-- BEGIN DATASET EXCERPT --

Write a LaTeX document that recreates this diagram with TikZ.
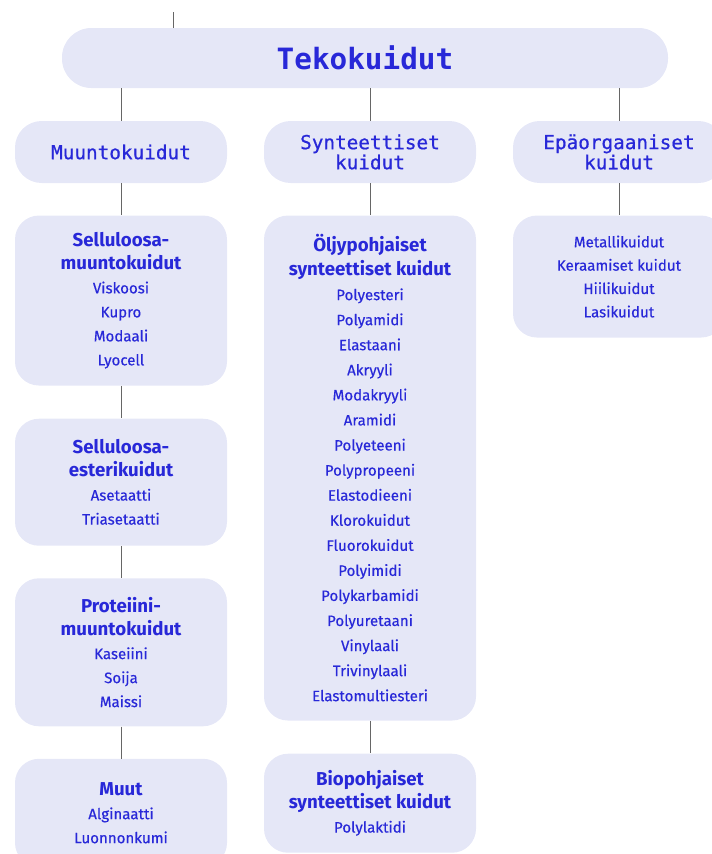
\documentclass[tikz,border=0pt]{standalone}
\usepackage{fontspec}
\setmainfont{Fira Sans}[FakeBold=0.4,BoldFont=Fira Sans Bold,BoldFeatures={FakeBold=0}]
\setmonofont{DejaVu Sans Mono}[FakeBold=0.7,BoldFont=DejaVu Sans Mono Bold,BoldFeatures={FakeBold=0}]
\usetikzlibrary{positioning}
\definecolor{kuitupohja}{HTML}{E5E7F7}
\definecolor{kuituteksti}{HTML}{2828D8}
\definecolor{viiva}{HTML}{666666}
\newcommand{\otsikko}[1]{{\fontsize{14}{18}\selectfont\bfseries #1}}
\tikzset{top node/.style={rounded corners=22pt,fill=kuitupohja,text=kuituteksti,minimum width=454.5pt,minimum height=45pt,inner sep=0pt,font=\ttfamily\bfseries\fontsize{22}{24}\selectfont},
group node/.style={rounded corners=20pt,fill=kuitupohja,text=kuituteksti,minimum width=159pt,minimum height=46.5pt,inner sep=0pt,align=center,font=\ttfamily\fontsize{14.5}{13.5}\selectfont},
list node/.style={rounded corners=18pt,fill=kuitupohja,text=kuituteksti,minimum width=159pt,inner sep=0pt,align=center,font=\fontsize{11.3}{18}\selectfont},
yhteys/.style={draw=viiva,line width=0.75pt},
}

\begin{document}
\begin{tikzpicture}[node distance=24.5pt]
				\useasboundingbox (0,0) rectangle (534pt,-640.5pt);
				\coordinate (ylos) at (130pt,-9pt);
				\node[top node] (teko) at (273.75pt,-43.5pt) {Tekokuidut};
				
				\node[group node] (muunto) at (90.75pt,-114pt) {Muuntokuidut};
				\node[group node] (synt) at (277.5pt,-114pt) {Synteettiset\\kuidut};
				\node[group node] (epaorg) at (464.25pt,-114pt) {Epäorgaaniset\\kuidut};
				
				\node[list node,minimum height=127.5pt] (selmuunto) [below=24pt of muunto] {\otsikko{Selluloosa-}\\[-1pt]\otsikko{muuntokuidut}\\Viskoosi\\Kupro\\Modaali\\Lyocell};
				\node[list node,minimum height=95.25pt] (selester) [below=of selmuunto] {\otsikko{Selluloosa-}\\[-1pt]\otsikko{esterikuidut}\\Asetaatti\\Triasetaatti};
				\node[list node,minimum height=111pt] (proteiini) [below=24pt of selester] {\otsikko{Proteiini-}\\[-1pt]\otsikko{muuntokuidut}\\Kaseiini\\Soija\\Maissi};
				\node[list node,minimum height=81pt] (muut) [below=24pt of proteiini] {\otsikko{Muut}\\Alginaatti\\Luonnonkumi};
				
				\node[list node,minimum height=378.75pt,font=\fontsize{11.3}{18.8}\selectfont] (oljy) [below=24pt of synt] {\otsikko{Öljypohjaiset}\\[-1.5pt]\otsikko{synteettiset kuidut}\\Polyesteri\\Polyamidi\\Elastaani\\Akryyli\\Modakryyli\\Aramidi\\Polyeteeni\\Polypropeeni\\Elastodieeni\\Klorokuidut\\Fluorokuidut\\Polyimidi\\Polykarbamidi\\Polyuretaani\\Vinylaali\\Trivinylaali\\Elastomultiesteri};
				\node[list node,minimum height=74.25pt] (bio) [below=of oljy] {\otsikko{Biopohjaiset}\\[-1pt]\otsikko{synteettiset kuidut}\\Polylaktidi};
				
				\node[list node,minimum height=91.5pt,font=\fontsize{11.3}{17.5}\selectfont] (epaorgkuidut) [below=24pt of epaorg] {Metallikuidut\\Keraamiset kuidut\\Hiilikuidut\\Lasikuidut};
				
				\path[yhteys]
				(ylos) edge (ylos |- teko.north)
				(muunto.north |- teko.south) edge (muunto)
				(synt.north |- teko.south) edge (synt)
				(epaorg.north |- teko.south) edge (epaorg)
				(muunto) edge (selmuunto)
				(selmuunto) edge (selester)
				(selester) edge (proteiini)
				(proteiini) edge (muut)
				(synt) edge (oljy)
				(oljy) edge (bio)
				(epaorg) edge (epaorgkuidut);
				
			\end{tikzpicture}
\end{document}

-- END DATASET EXCERPT --

◆ **TO DO**: Print the full listing exactly, dropping the pictures.

◆ **EXERCISE ANSWER**:
Write a LaTeX document that recreates this diagram with TikZ.
\documentclass[tikz,border=0pt]{standalone}
\usepackage{fontspec}
\setmainfont{Fira Sans}[FakeBold=0.4,BoldFont=Fira Sans Bold,BoldFeatures={FakeBold=0}]
\setmonofont{DejaVu Sans Mono}[FakeBold=0.7,BoldFont=DejaVu Sans Mono Bold,BoldFeatures={FakeBold=0}]
\usetikzlibrary{positioning}
\definecolor{kuitupohja}{HTML}{E5E7F7}
\definecolor{kuituteksti}{HTML}{2828D8}
\definecolor{viiva}{HTML}{666666}
\newcommand{\otsikko}[1]{{\fontsize{14}{18}\selectfont\bfseries #1}}
\tikzset{top node/.style={rounded corners=22pt,fill=kuitupohja,text=kuituteksti,minimum width=454.5pt,minimum height=45pt,inner sep=0pt,font=\ttfamily\bfseries\fontsize{22}{24}\selectfont},
group node/.style={rounded corners=20pt,fill=kuitupohja,text=kuituteksti,minimum width=159pt,minimum height=46.5pt,inner sep=0pt,align=center,font=\ttfamily\fontsize{14.5}{13.5}\selectfont},
list node/.style={rounded corners=18pt,fill=kuitupohja,text=kuituteksti,minimum width=159pt,inner sep=0pt,align=center,font=\fontsize{11.3}{18}\selectfont},
yhteys/.style={draw=viiva,line width=0.75pt},
}

\begin{document}
\begin{tikzpicture}[node distance=24.5pt]
				\useasboundingbox (0,0) rectangle (534pt,-640.5pt);
				\coordinate (ylos) at (130pt,-9pt);
				\node[top node] (teko) at (273.75pt,-43.5pt) {Tekokuidut};
				
				\node[group node] (muunto) at (90.75pt,-114pt) {Muuntokuidut};
				\node[group node] (synt) at (277.5pt,-114pt) {Synteettiset\\kuidut};
				\node[group node] (epaorg) at (464.25pt,-114pt) {Epäorgaaniset\\kuidut};
				
				\node[list node,minimum height=127.5pt] (selmuunto) [below=24pt of muunto] {\otsikko{Selluloosa-}\\[-1pt]\otsikko{muuntokuidut}\\Viskoosi\\Kupro\\Modaali\\Lyocell};
				\node[list node,minimum height=95.25pt] (selester) [below=of selmuunto] {\otsikko{Selluloosa-}\\[-1pt]\otsikko{esterikuidut}\\Asetaatti\\Triasetaatti};
				\node[list node,minimum height=111pt] (proteiini) [below=24pt of selester] {\otsikko{Proteiini-}\\[-1pt]\otsikko{muuntokuidut}\\Kaseiini\\Soija\\Maissi};
				\node[list node,minimum height=81pt] (muut) [below=24pt of proteiini] {\otsikko{Muut}\\Alginaatti\\Luonnonkumi};
				
				\node[list node,minimum height=378.75pt,font=\fontsize{11.3}{18.8}\selectfont] (oljy) [below=24pt of synt] {\otsikko{Öljypohjaiset}\\[-1.5pt]\otsikko{synteettiset kuidut}\\Polyesteri\\Polyamidi\\Elastaani\\Akryyli\\Modakryyli\\Aramidi\\Polyeteeni\\Polypropeeni\\Elastodieeni\\Klorokuidut\\Fluorokuidut\\Polyimidi\\Polykarbamidi\\Polyuretaani\\Vinylaali\\Trivinylaali\\Elastomultiesteri};
				\node[list node,minimum height=74.25pt] (bio) [below=of oljy] {\otsikko{Biopohjaiset}\\[-1pt]\otsikko{synteettiset kuidut}\\Polylaktidi};
				
				\node[list node,minimum height=91.5pt,font=\fontsize{11.3}{17.5}\selectfont] (epaorgkuidut) [below=24pt of epaorg] {Metallikuidut\\Keraamiset kuidut\\Hiilikuidut\\Lasikuidut};
				
				\path[yhteys]
				(ylos) edge (ylos |- teko.north)
				(muunto.north |- teko.south) edge (muunto)
				(synt.north |- teko.south) edge (synt)
				(epaorg.north |- teko.south) edge (epaorg)
				(muunto) edge (selmuunto)
				(selmuunto) edge (selester)
				(selester) edge (proteiini)
				(proteiini) edge (muut)
				(synt) edge (oljy)
				(oljy) edge (bio)
				(epaorg) edge (epaorgkuidut);
				
			\end{tikzpicture}
\end{document}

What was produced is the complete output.